5つの重要な新規要素が追加され、さらに進化した『FIFA 13』
エレクトロニック・アーツは、イギリスのロンドンで2012年4月20日(現地時間)、プレス向けに『
FIFA 13 ワールドクラス サッカー』を発表した。ここでは、現地で約1時間余りにわたって行われたプレゼンテーションで明かされた、新要素の数々を画面写真とともに紹介しよう。
■ニュー・プレイヤー・インパクト・エンジン 『
FIFA 13』では、前作『
FIFA 12』で採用されたプレイヤー・インパクト・エンジン(選手どうしの接触時に、体の各箇所がどの方向からどれくらいの力を受けているのか、また、どういった慣性が働いているのかを計算するエンジン)がさらに改良され、パワーアップ。体の各パーツにかかる力や強さを見直し、不自然な挙動(ゴール後のパフォーマンスも含め)が修正されている。それと同時に選手どうしの押したり引っ張ったりする競り合いなどにも新しいモーションが追加され、体勢を崩してボールを奪ったり、タックルを華麗にかわしつつドリブルしたりといった動きもよりリアルになっている。つまり、実際のサッカー同様、選手個々のフィジカルの強さも重要となっているのだ。また、新しいプレイヤー・インパクト・エンジンは、各部位の当たり判定を詳細に管理できるため、審判のAIの強化にも活かされているという。
さらに、『
FIFA 12』ではボールを持っている選手にしか競り合いを仕掛けられなかったが、『
FIFA 13』では相手がボールを持つ前から競り合いを仕掛ける(オフ・ザ・ボールバトル)ことも可能になった。これにより、浮いたボールのヘディングでの競り合いなどに、現実のサッカーのようなポジション争いができるようになっている。
■ファーストタッチ・コントロール これまでは、どの選手でも巧みなトラップ(ファーストタッチ)ができていたが、『
FIFA 13』では選手のスキル、またはシチュエーションによってボールのコントロールが一定ではなくなった。このような不安定要素を取り入れたことも、よりリアルなサッカーゲームを実現するためだ。スーパースターとそうではない選手の能力の違いが明確になるため、メッシやロナウドなどといったスーパースターのテクニックがより際立つ形になるだろう。
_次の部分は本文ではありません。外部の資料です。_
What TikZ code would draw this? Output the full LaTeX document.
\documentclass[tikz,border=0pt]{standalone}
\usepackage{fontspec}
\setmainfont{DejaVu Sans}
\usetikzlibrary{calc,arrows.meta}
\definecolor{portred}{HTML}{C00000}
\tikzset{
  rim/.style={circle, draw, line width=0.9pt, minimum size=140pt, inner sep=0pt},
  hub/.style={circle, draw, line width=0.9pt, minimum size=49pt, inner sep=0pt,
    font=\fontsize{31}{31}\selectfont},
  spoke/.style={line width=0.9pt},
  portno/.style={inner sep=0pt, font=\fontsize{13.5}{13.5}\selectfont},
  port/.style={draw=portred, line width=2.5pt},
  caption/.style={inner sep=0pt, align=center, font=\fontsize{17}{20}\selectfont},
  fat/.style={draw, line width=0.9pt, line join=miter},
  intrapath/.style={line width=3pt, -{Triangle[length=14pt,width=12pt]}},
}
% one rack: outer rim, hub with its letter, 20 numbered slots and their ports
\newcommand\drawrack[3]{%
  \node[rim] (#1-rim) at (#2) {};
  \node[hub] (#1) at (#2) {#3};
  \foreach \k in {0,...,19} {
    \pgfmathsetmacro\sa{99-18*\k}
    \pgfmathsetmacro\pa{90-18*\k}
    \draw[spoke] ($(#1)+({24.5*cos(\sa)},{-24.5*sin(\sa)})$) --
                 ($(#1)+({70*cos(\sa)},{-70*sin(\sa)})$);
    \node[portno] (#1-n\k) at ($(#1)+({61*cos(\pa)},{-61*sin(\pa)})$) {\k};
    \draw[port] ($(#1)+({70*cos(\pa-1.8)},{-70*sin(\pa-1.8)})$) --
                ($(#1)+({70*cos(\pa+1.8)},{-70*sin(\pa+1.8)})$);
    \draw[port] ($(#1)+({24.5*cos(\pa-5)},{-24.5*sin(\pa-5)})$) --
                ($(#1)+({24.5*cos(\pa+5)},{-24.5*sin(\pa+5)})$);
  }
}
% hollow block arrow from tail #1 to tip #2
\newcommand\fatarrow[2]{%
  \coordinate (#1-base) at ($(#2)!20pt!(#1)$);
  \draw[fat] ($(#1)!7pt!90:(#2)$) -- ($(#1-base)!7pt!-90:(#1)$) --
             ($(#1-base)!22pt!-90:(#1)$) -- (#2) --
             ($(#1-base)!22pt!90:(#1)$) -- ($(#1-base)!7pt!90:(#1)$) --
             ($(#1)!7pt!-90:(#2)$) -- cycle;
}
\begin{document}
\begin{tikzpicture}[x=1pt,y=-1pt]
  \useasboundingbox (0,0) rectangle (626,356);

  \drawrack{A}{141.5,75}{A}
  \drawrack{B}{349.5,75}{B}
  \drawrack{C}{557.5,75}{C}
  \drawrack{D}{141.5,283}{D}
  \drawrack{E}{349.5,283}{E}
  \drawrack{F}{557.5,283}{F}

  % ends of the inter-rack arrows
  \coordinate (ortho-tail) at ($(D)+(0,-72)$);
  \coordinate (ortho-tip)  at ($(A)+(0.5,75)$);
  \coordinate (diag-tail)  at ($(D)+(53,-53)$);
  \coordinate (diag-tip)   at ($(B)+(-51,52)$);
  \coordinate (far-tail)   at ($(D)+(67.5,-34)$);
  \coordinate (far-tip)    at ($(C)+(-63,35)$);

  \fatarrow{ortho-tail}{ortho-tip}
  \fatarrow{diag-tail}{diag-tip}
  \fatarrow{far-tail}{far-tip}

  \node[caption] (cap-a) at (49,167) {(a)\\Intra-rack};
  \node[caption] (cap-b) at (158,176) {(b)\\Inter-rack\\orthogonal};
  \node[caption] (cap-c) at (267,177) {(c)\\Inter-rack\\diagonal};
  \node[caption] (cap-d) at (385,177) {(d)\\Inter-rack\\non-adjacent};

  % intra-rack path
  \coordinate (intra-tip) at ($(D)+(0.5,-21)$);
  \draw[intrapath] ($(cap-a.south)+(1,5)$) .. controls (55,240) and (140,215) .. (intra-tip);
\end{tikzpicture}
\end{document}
また、トラップスキルが低い選手にはやさしいパスを出すといった配慮も必要となり、プレイヤー側のスキルも必要になってくる。さらに、ファーストタッチ・コントロールによって、これまで以上にルーズボールが増えることで、攻守のバランス、および切り替えのテンポもよくなるはずだ。
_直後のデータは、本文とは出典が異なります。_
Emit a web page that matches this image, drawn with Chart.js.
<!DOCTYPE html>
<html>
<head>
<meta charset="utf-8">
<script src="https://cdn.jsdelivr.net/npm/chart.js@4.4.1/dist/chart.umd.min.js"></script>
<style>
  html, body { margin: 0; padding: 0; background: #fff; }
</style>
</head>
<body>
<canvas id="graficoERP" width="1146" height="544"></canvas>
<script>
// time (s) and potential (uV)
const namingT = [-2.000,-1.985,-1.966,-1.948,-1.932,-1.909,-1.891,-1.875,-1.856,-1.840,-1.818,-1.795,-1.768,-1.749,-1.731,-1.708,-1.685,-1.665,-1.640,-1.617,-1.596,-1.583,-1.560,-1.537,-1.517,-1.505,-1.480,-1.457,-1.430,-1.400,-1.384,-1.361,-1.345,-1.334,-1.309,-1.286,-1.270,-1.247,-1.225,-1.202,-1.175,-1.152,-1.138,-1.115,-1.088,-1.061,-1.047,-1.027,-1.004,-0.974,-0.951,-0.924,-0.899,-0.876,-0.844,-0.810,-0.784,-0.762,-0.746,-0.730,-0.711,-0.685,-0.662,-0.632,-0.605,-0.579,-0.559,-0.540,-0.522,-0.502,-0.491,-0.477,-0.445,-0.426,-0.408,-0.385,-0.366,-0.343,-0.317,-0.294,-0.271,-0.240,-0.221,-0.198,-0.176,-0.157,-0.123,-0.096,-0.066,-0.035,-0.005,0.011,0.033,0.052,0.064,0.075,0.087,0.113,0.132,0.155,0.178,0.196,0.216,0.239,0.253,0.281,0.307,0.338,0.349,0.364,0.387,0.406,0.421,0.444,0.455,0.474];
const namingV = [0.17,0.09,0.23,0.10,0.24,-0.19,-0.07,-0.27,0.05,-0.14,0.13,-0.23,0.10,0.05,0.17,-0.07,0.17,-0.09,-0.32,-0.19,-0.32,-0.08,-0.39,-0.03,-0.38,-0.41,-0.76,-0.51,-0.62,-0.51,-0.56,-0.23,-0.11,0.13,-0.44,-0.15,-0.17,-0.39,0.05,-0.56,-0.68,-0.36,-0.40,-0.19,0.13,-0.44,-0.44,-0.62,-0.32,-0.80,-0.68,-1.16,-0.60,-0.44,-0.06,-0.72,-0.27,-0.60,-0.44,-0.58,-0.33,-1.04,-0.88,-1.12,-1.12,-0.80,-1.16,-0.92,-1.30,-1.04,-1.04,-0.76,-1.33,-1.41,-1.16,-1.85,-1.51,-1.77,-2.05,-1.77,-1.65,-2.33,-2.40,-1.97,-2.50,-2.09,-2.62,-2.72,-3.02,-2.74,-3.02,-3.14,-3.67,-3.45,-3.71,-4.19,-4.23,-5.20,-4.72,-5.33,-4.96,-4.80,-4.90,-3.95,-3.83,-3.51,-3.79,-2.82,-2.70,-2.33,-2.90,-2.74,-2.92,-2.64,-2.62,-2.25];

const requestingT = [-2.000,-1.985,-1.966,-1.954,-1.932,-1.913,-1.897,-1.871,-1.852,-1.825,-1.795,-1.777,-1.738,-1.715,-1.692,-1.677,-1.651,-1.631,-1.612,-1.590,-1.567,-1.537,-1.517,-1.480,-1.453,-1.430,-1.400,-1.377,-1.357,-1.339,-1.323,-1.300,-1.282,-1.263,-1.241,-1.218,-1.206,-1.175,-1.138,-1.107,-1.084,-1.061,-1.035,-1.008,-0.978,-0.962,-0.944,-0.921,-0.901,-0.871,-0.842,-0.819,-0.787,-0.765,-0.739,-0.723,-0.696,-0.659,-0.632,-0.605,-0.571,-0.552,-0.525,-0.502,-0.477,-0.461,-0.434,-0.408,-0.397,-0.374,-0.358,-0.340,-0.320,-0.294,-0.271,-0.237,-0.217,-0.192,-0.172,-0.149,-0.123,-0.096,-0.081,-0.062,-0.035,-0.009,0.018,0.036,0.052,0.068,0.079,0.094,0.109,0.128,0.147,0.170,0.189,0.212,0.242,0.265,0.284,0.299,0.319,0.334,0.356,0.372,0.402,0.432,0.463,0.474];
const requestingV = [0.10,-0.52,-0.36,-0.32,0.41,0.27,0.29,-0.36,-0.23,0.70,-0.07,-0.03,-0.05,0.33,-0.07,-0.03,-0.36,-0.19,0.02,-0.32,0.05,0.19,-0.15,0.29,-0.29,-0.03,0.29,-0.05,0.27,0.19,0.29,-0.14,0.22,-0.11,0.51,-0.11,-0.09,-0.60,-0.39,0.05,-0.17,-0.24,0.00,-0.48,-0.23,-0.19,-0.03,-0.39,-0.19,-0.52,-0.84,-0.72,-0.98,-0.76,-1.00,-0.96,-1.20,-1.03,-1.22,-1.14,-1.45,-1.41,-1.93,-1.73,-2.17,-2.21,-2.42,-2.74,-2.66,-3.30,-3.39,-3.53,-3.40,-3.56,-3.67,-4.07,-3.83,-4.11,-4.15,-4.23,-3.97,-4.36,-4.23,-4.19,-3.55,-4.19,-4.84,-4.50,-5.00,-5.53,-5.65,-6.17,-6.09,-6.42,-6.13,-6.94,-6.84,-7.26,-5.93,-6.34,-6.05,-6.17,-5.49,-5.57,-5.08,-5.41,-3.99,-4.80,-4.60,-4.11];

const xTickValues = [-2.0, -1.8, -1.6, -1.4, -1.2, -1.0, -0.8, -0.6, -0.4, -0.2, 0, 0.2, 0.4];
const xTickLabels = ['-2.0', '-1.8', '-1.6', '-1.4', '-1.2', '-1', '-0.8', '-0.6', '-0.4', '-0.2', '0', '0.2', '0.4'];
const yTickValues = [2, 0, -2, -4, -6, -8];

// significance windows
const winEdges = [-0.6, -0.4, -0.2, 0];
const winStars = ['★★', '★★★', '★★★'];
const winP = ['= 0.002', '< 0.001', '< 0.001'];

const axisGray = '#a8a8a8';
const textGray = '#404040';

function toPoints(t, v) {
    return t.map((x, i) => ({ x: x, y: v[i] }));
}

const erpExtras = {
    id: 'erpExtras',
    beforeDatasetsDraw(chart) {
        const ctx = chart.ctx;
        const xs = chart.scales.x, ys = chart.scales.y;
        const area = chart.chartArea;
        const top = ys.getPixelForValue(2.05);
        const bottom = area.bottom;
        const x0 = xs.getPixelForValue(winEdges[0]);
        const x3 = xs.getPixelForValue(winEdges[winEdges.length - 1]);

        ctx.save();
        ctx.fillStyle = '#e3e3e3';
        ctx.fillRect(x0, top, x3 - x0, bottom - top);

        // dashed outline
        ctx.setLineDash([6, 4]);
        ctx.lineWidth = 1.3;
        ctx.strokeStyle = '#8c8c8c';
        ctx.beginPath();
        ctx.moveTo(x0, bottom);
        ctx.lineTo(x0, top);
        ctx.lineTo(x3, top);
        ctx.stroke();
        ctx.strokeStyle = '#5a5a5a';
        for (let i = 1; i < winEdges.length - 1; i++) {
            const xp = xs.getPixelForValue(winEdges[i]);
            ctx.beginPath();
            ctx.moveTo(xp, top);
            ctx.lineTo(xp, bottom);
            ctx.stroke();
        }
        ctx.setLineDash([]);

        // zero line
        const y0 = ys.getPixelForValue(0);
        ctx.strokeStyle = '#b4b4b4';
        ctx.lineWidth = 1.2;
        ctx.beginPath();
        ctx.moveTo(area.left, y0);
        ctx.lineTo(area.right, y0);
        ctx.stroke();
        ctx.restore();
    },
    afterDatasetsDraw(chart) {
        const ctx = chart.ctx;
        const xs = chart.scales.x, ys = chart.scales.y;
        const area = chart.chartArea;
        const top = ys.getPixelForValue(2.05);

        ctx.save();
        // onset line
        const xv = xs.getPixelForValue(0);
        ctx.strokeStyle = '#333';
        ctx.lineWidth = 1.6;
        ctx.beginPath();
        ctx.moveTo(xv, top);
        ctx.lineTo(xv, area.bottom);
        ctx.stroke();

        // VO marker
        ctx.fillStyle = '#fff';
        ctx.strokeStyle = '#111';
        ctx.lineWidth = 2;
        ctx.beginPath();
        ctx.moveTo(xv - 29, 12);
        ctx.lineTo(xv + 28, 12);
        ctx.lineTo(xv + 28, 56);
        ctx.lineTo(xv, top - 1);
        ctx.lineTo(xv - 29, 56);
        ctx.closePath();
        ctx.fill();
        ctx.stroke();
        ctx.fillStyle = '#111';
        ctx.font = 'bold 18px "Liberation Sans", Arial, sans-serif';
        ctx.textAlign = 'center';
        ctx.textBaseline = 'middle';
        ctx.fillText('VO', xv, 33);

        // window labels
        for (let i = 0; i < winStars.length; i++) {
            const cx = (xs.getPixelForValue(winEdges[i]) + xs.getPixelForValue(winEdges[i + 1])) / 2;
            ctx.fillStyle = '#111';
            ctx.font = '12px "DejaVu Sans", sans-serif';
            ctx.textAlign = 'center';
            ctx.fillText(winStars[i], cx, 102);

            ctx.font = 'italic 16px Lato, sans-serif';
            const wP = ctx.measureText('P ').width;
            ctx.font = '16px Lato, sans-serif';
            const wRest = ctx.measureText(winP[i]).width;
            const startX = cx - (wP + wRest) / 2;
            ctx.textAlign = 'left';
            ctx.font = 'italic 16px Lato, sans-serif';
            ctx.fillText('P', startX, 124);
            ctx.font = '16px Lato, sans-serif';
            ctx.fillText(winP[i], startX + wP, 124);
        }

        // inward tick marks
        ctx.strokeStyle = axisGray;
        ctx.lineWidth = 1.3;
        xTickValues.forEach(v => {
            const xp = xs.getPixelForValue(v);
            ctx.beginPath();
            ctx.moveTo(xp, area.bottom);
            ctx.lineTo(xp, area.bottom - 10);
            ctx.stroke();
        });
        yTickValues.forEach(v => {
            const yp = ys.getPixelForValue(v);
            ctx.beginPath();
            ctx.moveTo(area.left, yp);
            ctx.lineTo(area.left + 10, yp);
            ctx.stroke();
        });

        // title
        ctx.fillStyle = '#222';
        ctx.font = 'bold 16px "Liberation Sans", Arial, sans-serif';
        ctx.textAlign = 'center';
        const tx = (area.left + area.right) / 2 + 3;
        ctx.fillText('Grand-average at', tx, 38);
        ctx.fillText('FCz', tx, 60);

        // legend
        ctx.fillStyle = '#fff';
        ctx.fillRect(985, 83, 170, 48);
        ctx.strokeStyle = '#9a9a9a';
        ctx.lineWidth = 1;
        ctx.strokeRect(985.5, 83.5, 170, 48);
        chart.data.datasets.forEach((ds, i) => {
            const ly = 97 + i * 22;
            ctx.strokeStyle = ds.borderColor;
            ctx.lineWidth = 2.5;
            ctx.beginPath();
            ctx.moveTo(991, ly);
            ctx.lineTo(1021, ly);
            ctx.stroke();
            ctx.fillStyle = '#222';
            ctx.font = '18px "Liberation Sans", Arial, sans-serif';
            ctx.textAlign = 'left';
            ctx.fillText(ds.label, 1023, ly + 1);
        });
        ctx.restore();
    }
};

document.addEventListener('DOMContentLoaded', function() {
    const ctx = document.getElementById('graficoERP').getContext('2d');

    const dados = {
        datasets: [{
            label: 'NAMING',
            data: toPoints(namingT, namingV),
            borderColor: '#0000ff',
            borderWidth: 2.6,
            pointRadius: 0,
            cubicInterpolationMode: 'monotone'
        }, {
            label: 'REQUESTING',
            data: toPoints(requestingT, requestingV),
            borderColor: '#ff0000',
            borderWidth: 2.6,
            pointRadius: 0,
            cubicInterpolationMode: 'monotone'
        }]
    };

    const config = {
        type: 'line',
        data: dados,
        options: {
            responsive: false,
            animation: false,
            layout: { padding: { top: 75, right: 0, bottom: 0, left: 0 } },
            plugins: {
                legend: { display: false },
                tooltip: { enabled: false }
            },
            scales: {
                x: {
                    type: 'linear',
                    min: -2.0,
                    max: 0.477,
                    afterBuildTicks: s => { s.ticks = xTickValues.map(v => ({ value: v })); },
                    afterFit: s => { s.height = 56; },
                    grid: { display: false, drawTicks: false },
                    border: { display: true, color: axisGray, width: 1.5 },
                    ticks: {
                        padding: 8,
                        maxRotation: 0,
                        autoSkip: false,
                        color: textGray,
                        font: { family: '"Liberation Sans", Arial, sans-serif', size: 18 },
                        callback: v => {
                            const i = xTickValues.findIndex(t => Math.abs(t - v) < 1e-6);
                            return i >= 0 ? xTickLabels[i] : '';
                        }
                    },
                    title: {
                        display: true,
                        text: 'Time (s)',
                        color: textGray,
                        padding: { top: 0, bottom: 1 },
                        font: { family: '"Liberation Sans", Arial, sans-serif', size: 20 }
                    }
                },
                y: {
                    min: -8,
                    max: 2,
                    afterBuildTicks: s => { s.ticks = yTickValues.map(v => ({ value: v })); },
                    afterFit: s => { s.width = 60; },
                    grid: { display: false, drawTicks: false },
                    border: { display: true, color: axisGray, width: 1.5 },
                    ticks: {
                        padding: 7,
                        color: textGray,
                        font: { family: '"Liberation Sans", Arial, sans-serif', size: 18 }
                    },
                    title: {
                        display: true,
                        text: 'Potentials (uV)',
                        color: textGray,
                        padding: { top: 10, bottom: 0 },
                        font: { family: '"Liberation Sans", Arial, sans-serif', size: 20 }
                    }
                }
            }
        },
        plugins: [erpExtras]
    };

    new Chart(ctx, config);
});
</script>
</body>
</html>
■アタッキング・インテリジェンス 空いているスペースを認識する選手のAIが改良され、オフェンス時にボールを持っていない選手の動きが改善されている。たとえば、オフサイドにならならいよう曲線に走ったり、飛び出しのタイミングを図ったり、パスが出しやすいスペースに動いたりと、賢くなっている。これにより、攻撃のバリエーションが大幅に増えることとなる。
■コンプリート・ドリブル リアルなドリブルを実現できるよう、ドリブルのメカニズムをより深く突き詰めたのがコンプリート・ドリブルだ。『
FIFA 09』では5方向、『
FIFA 10』では360度の方向でドリブルが可能になった。『
FIFA 13』では、重心をかけた方向とは別の向きにステップしたりといったフェイントを入れてディフェンダーを欺くといったより高度でリアルなテクニックも再現できる。しかも、これらのテクニックが左スティックのみで操作可能とのこと。
■タクティカル・フリーキック 『
FIFA 13』では、フリーキックのオプションが飛躍的に増えている。たとえば、ディフェンス側は壁となる選手がいつでもジャンプできるようになった。一方の攻撃側はおとりを使って誰がフリーキックを蹴るかをわからないようして、ディフェンス側を欺くといった駆引きも可能になっている。また、壁はちょっとずつ前進させたりといったこともできる(度を過ぎると反則になるので注意)。現実のサッカーで使われるフリーキックのオプションのほとんどが実現可能になっていると言っていいだろう。
以上は、プレゼンテーションで紹介された『
FIFA 13』のおもな新機能だ。最後にラインプロデューサーを務めるNick Channon氏は、「『
FIFA 13』は攻守にたくさんのイノベーション(改革)を加えました。それにより自由で独創的なプレイが可能になっています。それに加え、私たちは『
FIFA 13』でサッカーの予想不可能な部分を再現したかったのです」と語り、ほとんどがサッカー好きと思われる各国のプレスから喝采を浴びていた。この反応からしてみても、本作がいかにプレイヤーが望んていた進化を遂げているかがわかるというもの。日本のサッカーファンもぜひ期待してほしい。